Can you write out every line from the start of the records below through the line containing "ax1.set_ylim(-1.25, 1.25)", leaving out any pictures?
..........
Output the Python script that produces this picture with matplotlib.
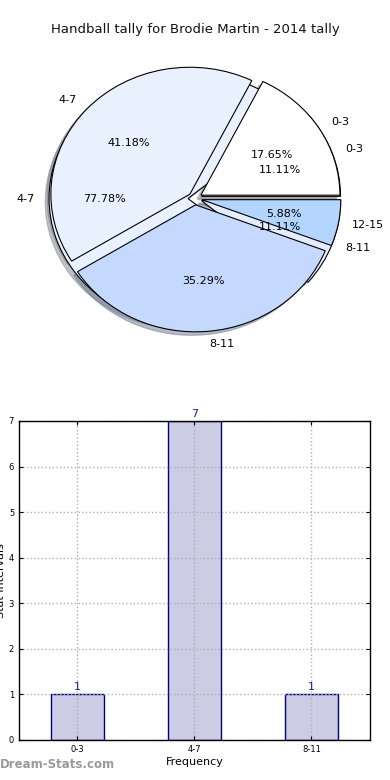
import matplotlib
matplotlib.use("Agg")
import matplotlib.pyplot as plt

TITLE = "Handball tally for Brodie Martin - 2014 tally"

# pie drawn underneath (player tally)
pie_under_labels = ["0-3", "4-7", "8-11"]
pie_under_values = [1, 7, 1]
pie_under_colors = ["#ffffff", "#eaf1fe", "#e4edfe"]

# pie drawn on top (full tally)
pie_top_labels = ["0-3", "4-7", "8-11", "12-15"]
pie_top_values = [3, 7, 6, 1]
pie_top_colors = ["#ffffff", "#eaf1fe", "#c5d8fe", "#b3d4fe"]

# bar chart
bar_labels = ["0-3", "4-7", "8-11"]
bar_values = [1, 7, 1]

fig = plt.figure(figsize=(3.9, 7.8), dpi=100)
fig.text(0.5, 0.962, TITLE, ha="center", va="center", fontsize=9.5, color="#111111")

ax1 = fig.add_axes([0.0545, 0.542, 0.891, 0.407])
for vals, labs, cols in [(pie_under_values, pie_under_labels, pie_under_colors),
                         (pie_top_values, pie_top_labels, pie_top_colors)]:
    wedges, texts, autotexts = ax1.pie(
        vals, labels=labs, colors=cols, explode=[0.05] * len(vals),
        autopct="%1.2f%%", shadow=dict(ox=-0.02, oy=-0.02, shade=0.45),
        startangle=0,
        wedgeprops=dict(edgecolor="black", linewidth=0.8),
        textprops=dict(fontsize=8))
ax1.set_aspect("auto")
ax1.set_xlim(-1.25, 1.25)
ax1.set_ylim(-1.25, 1.25)

ax2 = fig.add_axes([0.0487, 0.0513, 0.9, 0.409])
x = range(len(bar_values))
bars = ax2.bar(x, bar_values, width=0.45, color="#ccccE5", edgecolor="#000080",
               linewidth=1, zorder=1)
for xi, v in zip(x, bar_values):
    ax2.text(xi, v + 0.05, str(v), ha="center", va="bottom", fontsize=8, color="#1a1a8c")
ax2.set_xlim(-0.5, 2.5)
ax2.set_ylim(0, 7)
ax2.set_xticks(list(x))
ax2.set_xticklabels(bar_labels)
ax2.set_yticks(range(8))
ax2.tick_params(direction="in", top=True, right=True, labelsize=6, length=3)
ax2.set_axisbelow("line")
ax2.grid(True, linestyle=":", color="#b0b0b0", linewidth=1)
for s in ax2.spines.values():
    s.set_linewidth(1)
ax2.set_xlabel("Frequency", fontsize=8, labelpad=2)
ax2.set_ylabel("Stat Intervals", fontsize=8, labelpad=2)

fig.text(0.0, 0.012, "Dream-Stats.com", fontsize=8.5, color="#999999",
         fontweight="bold", ha="left", va="bottom")

fig.savefig("out.png", dpi=100)
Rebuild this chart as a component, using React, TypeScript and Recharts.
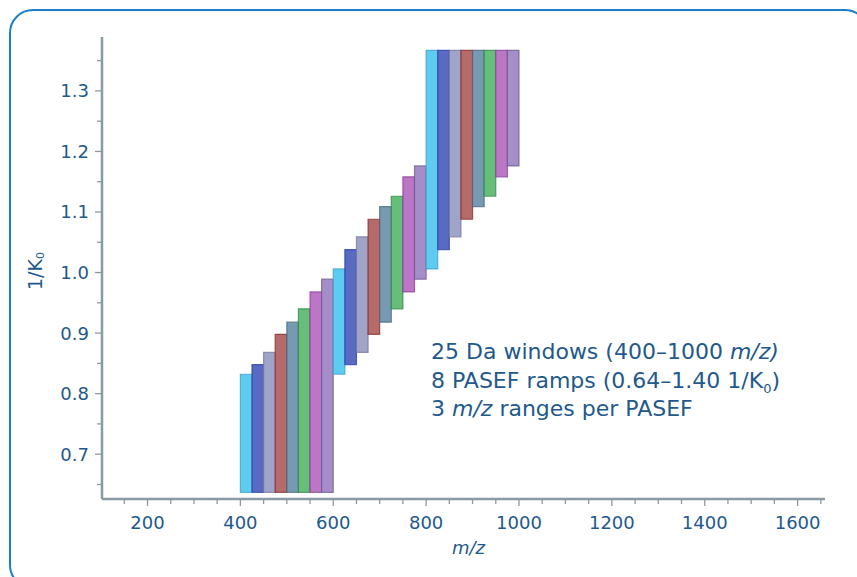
import React from 'react'
import { ComposedChart, XAxis, YAxis, ReferenceArea, Scatter } from 'recharts'

// 24 isolation windows of 25 Da (400–1000 m/z)
const mzStart = [
  400, 425, 450, 475, 500, 525, 550, 575,
  600, 625, 650, 675, 700, 725, 750, 775,
  800, 825, 850, 875, 900, 925, 950, 975,
]
const mzWidth = 25

// ion mobility range of each window (1/K0)
const imLow = [
  0.637, 0.637, 0.637, 0.637, 0.637, 0.637, 0.637, 0.637,
  0.832, 0.848, 0.868, 0.898, 0.918, 0.940, 0.968, 0.989,
  1.006, 1.038, 1.059, 1.088, 1.109, 1.126, 1.158, 1.176,
]
const imHigh = [
  0.832, 0.848, 0.868, 0.898, 0.918, 0.940, 0.968, 0.989,
  1.006, 1.038, 1.059, 1.088, 1.109, 1.126, 1.158, 1.176,
  1.367, 1.367, 1.367, 1.367, 1.367, 1.367, 1.367, 1.367,
]
// PASEF ramp (0..7) each window belongs to
const rampOf = [
  0, 1, 2, 3, 4, 5, 6, 7,
  0, 1, 2, 3, 4, 5, 6, 7,
  0, 1, 2, 3, 4, 5, 6, 7,
]

const rampFill = ['#55c9ef', '#4f62bf', '#9c9fc6', '#b26363', '#7093ad', '#5ebb73', '#b770c3', '#a088c5']
const rampStroke = ['#3e9fc4', '#2a3ca6', '#74779e', '#842a2a', '#46677f', '#2c8a44', '#8a3c98', '#6a5892']

const xTicks = [150, 200, 250, 300, 350, 400, 450, 500, 550, 600, 650, 700, 750, 800, 850, 900, 950, 1000,
  1050, 1100, 1150, 1200, 1250, 1300, 1350, 1400, 1450, 1500, 1550, 1600, 1650]
const yTicks = [0.65, 0.7, 0.75, 0.8, 0.85, 0.9, 0.95, 1.0, 1.05, 1.1, 1.15, 1.2, 1.25, 1.3, 1.35]

const notes = ['25 Da windows (400–1000 ', '8 PASEF ramps (0.64–1.40 1/K', '3 ']

const textColor = '#22598c'
const axisColor = '#8a9aa5'
const font = '"DejaVu Sans", sans-serif'

const windows = mzStart.map((s, i) => ({ mz: s + mzWidth / 2, im: (imLow[i] + imHigh[i]) / 2 }))

function XTick(props: any) {
  const { x, y, payload } = props
  const v = payload.value
  const major = v % 200 === 0
  return (
    <g>
      <line x1={x} y1={y} x2={x} y2={y + (major ? 7 : 5)} stroke={axisColor} strokeWidth={1.3} />
      {major && (
        <text x={x} y={y + 30} textAnchor="middle" fill={textColor} fontSize={18} fontFamily={font}>
          {v}
        </text>
      )}
    </g>
  )
}

function YTick(props: any) {
  const { x, y, payload } = props
  const v = payload.value
  const major = Math.round(v * 100) % 10 === 0
  return (
    <g>
      <line x1={x} y1={y} x2={x - (major ? 7 : 5)} y2={y} stroke={axisColor} strokeWidth={1.3} />
      {major && (
        <text x={x - 13} y={y + 6.5} textAnchor="end" fill={textColor} fontSize={18} fontFamily={font}>
          {v.toFixed(1)}
        </text>
      )}
    </g>
  )
}

export default function App() {
  const line = { height: 28.5, lineHeight: '28.5px' }
  return (
    <div style={{ position: 'absolute', left: 0, top: 0, width: 857, height: 577, overflow: 'hidden', background: '#fff' }}>
      <div style={{
        position: 'absolute', left: 9, top: 9, width: 860, height: 580,
        border: '2px solid #1c7dca', borderRadius: 24, boxSizing: 'border-box',
      }} />
      <ComposedChart width={857} height={577} data={windows}
        margin={{ top: 37, right: 32, bottom: 38, left: 42 }}>
        <XAxis dataKey="mz" type="number" domain={[102, 1659]} ticks={xTicks} interval={0}
          allowDataOverflow height={40} tickSize={0} tickMargin={0} tickLine={false}
          axisLine={{ stroke: axisColor, strokeWidth: 2.5 }} tick={<XTick />}
          label={(p: any) => {
            const vb = p.viewBox
            return (
              <text x={vb.x + vb.width / 2 + 5} y={vb.y + 55} textAnchor="middle" fill={textColor}
                fontSize={18} fontStyle="italic" fontFamily={font}>m/z</text>
            )
          }} />
        <YAxis dataKey="im" type="number" domain={[0.626, 1.389]} ticks={yTicks} interval={0}
          allowDataOverflow width={60} tickSize={0} tickMargin={0} tickLine={false}
          axisLine={{ stroke: axisColor, strokeWidth: 2.5 }} tick={<YTick />}
          label={() => {
            const cx = 35
            const cy = 271
            return (
              <text x={cx} y={cy} transform={`rotate(-90 ${cx} ${cy})`} textAnchor="middle"
                fill={textColor} fontSize={19} fontFamily={font} dominantBaseline="central">
                1/K<tspan fontSize={11} dy={5}>0</tspan>
              </text>
            )
          }} />
        {mzStart.map((s, i) => (
          <ReferenceArea key={s} x1={s} x2={s + mzWidth} y1={imLow[i]} y2={imHigh[i]}
            fill={rampFill[rampOf[i]]} fillOpacity={0.95}
            stroke={rampStroke[rampOf[i]]} strokeOpacity={0.75} strokeWidth={1.2} />
        ))}
        <Scatter dataKey="im" isAnimationActive={false} shape={() => <g />} />
      </ComposedChart>
      <div style={{
        position: 'absolute', left: 431, top: 338, color: textColor, fontFamily: font,
        fontSize: 22, whiteSpace: 'nowrap',
      }}>
        <div style={line}>{notes[0]}<i>m/z)</i></div>
        <div style={line}>{notes[1]}<span style={{ fontSize: 13, position: 'relative', top: 5 }}>0</span>)</div>
        <div style={line}>{notes[2]}<i>m/z</i> ranges per PASEF</div>
      </div>
    </div>
  )
}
..........
__Solution to this exercise__:
Output the Python script that produces this picture with matplotlib.
import matplotlib
matplotlib.use("Agg")
import matplotlib.pyplot as plt

TITLE = "Handball tally for Brodie Martin - 2014 tally"

# pie drawn underneath (player tally)
pie_under_labels = ["0-3", "4-7", "8-11"]
pie_under_values = [1, 7, 1]
pie_under_colors = ["#ffffff", "#eaf1fe", "#e4edfe"]

# pie drawn on top (full tally)
pie_top_labels = ["0-3", "4-7", "8-11", "12-15"]
pie_top_values = [3, 7, 6, 1]
pie_top_colors = ["#ffffff", "#eaf1fe", "#c5d8fe", "#b3d4fe"]

# bar chart
bar_labels = ["0-3", "4-7", "8-11"]
bar_values = [1, 7, 1]

fig = plt.figure(figsize=(3.9, 7.8), dpi=100)
fig.text(0.5, 0.962, TITLE, ha="center", va="center", fontsize=9.5, color="#111111")

ax1 = fig.add_axes([0.0545, 0.542, 0.891, 0.407])
for vals, labs, cols in [(pie_under_values, pie_under_labels, pie_under_colors),
                         (pie_top_values, pie_top_labels, pie_top_colors)]:
    wedges, texts, autotexts = ax1.pie(
        vals, labels=labs, colors=cols, explode=[0.05] * len(vals),
        autopct="%1.2f%%", shadow=dict(ox=-0.02, oy=-0.02, shade=0.45),
        startangle=0,
        wedgeprops=dict(edgecolor="black", linewidth=0.8),
        textprops=dict(fontsize=8))
ax1.set_aspect("auto")
ax1.set_xlim(-1.25, 1.25)
ax1.set_ylim(-1.25, 1.25)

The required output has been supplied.